New Mustang expected to gain 200-300 pounds, modifier says
Photo credit: REUTERS
Ford Motor Co. has pledged to reduce the weight of its vehicles with each redesign. The next Mustang may fall short of that goal.
Steeda Autosports Inc., a Florida-based Mustang modifier with access to Ford technical information, says the 2015 model will be as much as 300 pounds heavier than the outgoing car when it reaches dealerships this fall. Steeda says on its Web site that it is working on a series of parts to help reduce the 2015 model’s weight.
“Our work is cut out for us because unbeknown to most Mustang aficionados (and not ‘officially’ confirmed by Ford for obvious reasons), the 2015 Mustang ended up gaining 200-300 pounds in this remake,” the company said.
“And with weight being the ‘enemy of performance,’ there are plenty of challenges needed to ensure that the 2015 iteration of America’s favorite Pony Car isn’t left at the starting line spinning its wheels against the competition.”

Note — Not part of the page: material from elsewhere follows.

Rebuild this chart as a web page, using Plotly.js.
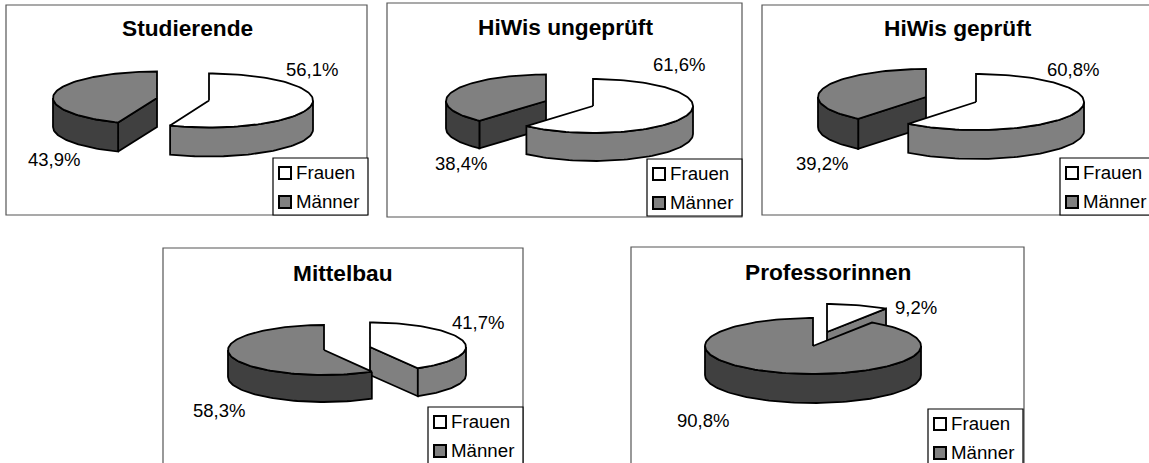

Ford spokesman Brian Cotter declined to comment on the 2015 Mustang’s weight.
“We set some pretty aggressive performance targets for the car, and we’re confident that we’ll meet them,” he said. Cotter said Ford has not released the car’s weight to any outside companies.
Since the new Mustang was unveiled in December, Ford officials haven’t commented specifically on the car’s weight. The company has issued many specs for the new car but not curb weight.
Independent rear suspension
A likely cause of the weight gain is the new independent rear suspension system, which replaces the old-fashioned live axle. Although handling performance is improved with the independent rear suspension set-up, the increased number of parts typically adds weight to a car.
AutoPacific analyst Dave Sullivan says the new Mustang likely got heavier for a number of reasons. Tougher roof-crush standards meant using more steel in the car’s body, for example, and there are more safety and electronic features.
But Sullivan said he believes replacing the live axle rear suspension is responsible for most of the Mustang’s weight gain.
“That was always one of the reasons the Mustang was lighter than the [Chevrolet] Camaro,” he said.
The current-generation Mustang that went on sale in 2005 with a V-6 engine and a five-speed manual transmission weighed 3,350 pounds, while the current-generation Camaro V-6 that debuted in 2006 weighed 3,780 pounds.
Chevrolet is working to cut the Camaro’s weight to improve handling and fuel economy.
Glen Vitale, vice president of operations at Steeda, said today the company has no 2015 Mustangs yet, but it is working on four show cars for the Specialty Equipment Market Association Show in November in Las Vegas. Ford shares technical data with suppliers that build SEMA show cars, but it is unclear if curb weights are part of the technical data.
Asked how Steeda knew that the Mustang’s weight had increased, Vitale said: “We know this based on past experience working on [independent rear suspension]-equipped Mustangs and industry trends.”
Ford has said the new Mustang’s independent rear suspension is new and not based on previous versions sold on some Mustang Cobra models.
The independent rear suspension system lets each rear wheel move up and down separately when the car is driven over bumps or when it makes sharp turns. On a live axle car, the entire axle tilts when the wheels encounter uneven pavement.
“Though it is a different system, we’ve determined what we foresee as a weight gain,” Vitale said.
Steeda, along with Roush Performance Products Inc., Saleen Automotive Inc. and several smaller companies, modifies Mustangs with high-performance body and mechanical parts designed to reduce weight and improve aerodynamics and handling.
Weight could be a thorny issue. For the first time since the early 1990s, Ford’s performance car will be available with a four-cylinder engine.
Ford has struggled to meet its weight reduction targets before. The redesigned 2011 Explorer and 2012 Escape, for example, fell short of the goal CEO Alan Mulally set when he took over.
“Targeted vehicle weight reductions will range from 250 to 750 pounds, depending on the segment -- without compromising safety. Substantial vehicle weight reductions will enable us to use smaller displacement engines that provide secondary efficiencies, such as lighter chassis and suspension components. They, in turn, lower vehicle weight even further,” Mulally said in the company’s 2007 sustainability report.
Ford likely will hit its weight reduction goal with the 2015 F-150, The pickup’s aluminum body is expected to reduce weight by 700 pounds on some models.